Businesses without clear documentation of time records, contracts, and processes are highly exposed.


Where employees lodge general protections claims, other windows can open. Opportunistic employees, unions and law firms will use applications to explore theoretical claims, simply because they can.


Look at the Qantas case; the Maurice Blackburn law firm pursued a GP claim process without even knowing if what they alleged was true. It was essentially an educated hunch, which resulted in Qantas paying the price, perhaps deservedly so, but for many smaller employers, this type of approach could spell their end.

 

Preparing for the Next Phase


SMEs cannot afford to wait for further change before acting.

The following steps are recommended as a matter of urgency:


  1. Implement time recording systems.

    Manual or automated, this is now a non-negotiable requirement for any employer paying under modern awards.


  2. Review and update employment contracts.

    Include properly drafted offsetting clauses and ensure that contracts and rates of pay are aligned with the correct modern awards and classifications.

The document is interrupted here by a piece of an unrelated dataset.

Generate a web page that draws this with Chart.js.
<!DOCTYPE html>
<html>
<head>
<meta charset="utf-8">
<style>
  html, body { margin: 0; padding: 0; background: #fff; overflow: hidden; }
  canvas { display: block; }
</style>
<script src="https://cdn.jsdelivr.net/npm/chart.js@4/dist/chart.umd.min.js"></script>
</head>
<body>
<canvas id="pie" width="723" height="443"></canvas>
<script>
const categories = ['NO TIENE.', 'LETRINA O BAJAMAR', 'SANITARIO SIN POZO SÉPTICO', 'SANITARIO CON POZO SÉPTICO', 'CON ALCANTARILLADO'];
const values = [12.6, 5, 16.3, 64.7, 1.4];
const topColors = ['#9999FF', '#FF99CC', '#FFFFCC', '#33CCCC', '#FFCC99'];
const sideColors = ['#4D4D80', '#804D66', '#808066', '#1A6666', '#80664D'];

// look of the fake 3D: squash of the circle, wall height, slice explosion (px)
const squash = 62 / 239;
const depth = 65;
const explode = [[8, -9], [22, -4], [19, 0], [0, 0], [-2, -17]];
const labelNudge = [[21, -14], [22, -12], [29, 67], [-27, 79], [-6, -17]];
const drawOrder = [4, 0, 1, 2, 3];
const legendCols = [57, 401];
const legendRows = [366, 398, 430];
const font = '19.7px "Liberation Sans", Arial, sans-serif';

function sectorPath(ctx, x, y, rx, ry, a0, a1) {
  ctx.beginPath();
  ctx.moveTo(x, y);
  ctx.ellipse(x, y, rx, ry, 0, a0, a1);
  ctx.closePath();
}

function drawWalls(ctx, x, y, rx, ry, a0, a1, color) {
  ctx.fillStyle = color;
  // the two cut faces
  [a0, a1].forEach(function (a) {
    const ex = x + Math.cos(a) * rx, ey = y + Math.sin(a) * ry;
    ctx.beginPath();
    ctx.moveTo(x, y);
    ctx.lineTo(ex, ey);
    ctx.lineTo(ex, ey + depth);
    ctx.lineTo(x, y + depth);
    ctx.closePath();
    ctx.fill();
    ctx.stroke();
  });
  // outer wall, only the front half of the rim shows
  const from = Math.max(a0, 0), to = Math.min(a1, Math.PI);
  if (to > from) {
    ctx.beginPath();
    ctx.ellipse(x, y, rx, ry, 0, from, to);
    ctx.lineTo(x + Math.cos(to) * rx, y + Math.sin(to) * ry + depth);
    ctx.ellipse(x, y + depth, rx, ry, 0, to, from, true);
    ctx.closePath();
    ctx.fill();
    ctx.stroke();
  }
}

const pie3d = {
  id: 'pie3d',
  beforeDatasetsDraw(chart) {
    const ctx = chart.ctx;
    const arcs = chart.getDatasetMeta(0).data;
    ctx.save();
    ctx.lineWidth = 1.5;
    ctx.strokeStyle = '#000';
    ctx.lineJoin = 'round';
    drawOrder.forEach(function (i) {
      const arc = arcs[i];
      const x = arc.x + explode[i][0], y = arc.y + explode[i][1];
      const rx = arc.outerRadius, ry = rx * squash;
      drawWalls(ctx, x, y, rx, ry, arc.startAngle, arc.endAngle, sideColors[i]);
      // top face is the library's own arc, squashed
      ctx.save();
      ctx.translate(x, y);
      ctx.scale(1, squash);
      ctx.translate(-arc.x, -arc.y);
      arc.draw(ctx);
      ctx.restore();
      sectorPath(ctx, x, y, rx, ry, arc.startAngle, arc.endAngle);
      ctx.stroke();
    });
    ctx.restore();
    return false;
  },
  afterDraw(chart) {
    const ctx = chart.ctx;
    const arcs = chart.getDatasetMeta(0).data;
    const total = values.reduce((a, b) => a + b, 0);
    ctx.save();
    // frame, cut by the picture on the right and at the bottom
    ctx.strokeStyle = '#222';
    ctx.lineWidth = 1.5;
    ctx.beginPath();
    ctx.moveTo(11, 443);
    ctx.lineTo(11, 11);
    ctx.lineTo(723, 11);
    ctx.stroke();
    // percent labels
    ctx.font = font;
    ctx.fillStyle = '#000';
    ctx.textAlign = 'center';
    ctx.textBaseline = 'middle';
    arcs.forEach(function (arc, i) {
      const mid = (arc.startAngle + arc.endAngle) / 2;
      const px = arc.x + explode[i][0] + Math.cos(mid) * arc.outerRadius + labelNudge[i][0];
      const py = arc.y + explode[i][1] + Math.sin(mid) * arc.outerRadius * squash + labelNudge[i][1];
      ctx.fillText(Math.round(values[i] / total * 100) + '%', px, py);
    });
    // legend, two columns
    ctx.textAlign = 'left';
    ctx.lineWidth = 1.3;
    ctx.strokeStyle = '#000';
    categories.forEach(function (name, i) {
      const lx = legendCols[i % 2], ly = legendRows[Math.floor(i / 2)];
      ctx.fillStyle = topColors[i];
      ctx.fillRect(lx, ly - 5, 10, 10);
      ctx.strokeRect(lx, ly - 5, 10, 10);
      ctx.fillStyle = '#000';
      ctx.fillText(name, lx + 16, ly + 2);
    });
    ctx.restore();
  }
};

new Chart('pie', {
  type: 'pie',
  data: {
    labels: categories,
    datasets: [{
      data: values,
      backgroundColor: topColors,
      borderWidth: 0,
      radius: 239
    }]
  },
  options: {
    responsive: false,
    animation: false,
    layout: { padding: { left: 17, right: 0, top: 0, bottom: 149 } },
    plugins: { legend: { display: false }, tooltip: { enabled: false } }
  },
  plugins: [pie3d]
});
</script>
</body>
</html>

  3. Document HR processes.

    From rostering to termination, clear procedures are essential for defending claims and demonstrating compliance. We are now firmly in a “compliance state”.


  4. Monitor industry trends.

    Pay attention to large-scale layoffs, particularly in sectors you supply to. These are often early indicators of reduced demand that may affect your business.


  5. Seek expert guidance early.

    Don’t wait until you receive a claim or a Fair Work audit notice. Early intervention and proactive compliance are far less costly than reactive remediation.

 

The pace of industrial relations change in Australia shows no sign of slowing.


For SMEs, the combination of rising employment costs, increased compliance obligations, and a tightening economic environment creates a complex operating landscape.


However, with timely action, accurate time recording, updated contracts, documented processes, and close monitoring of industry signals, businesses can not only survive but remain competitive.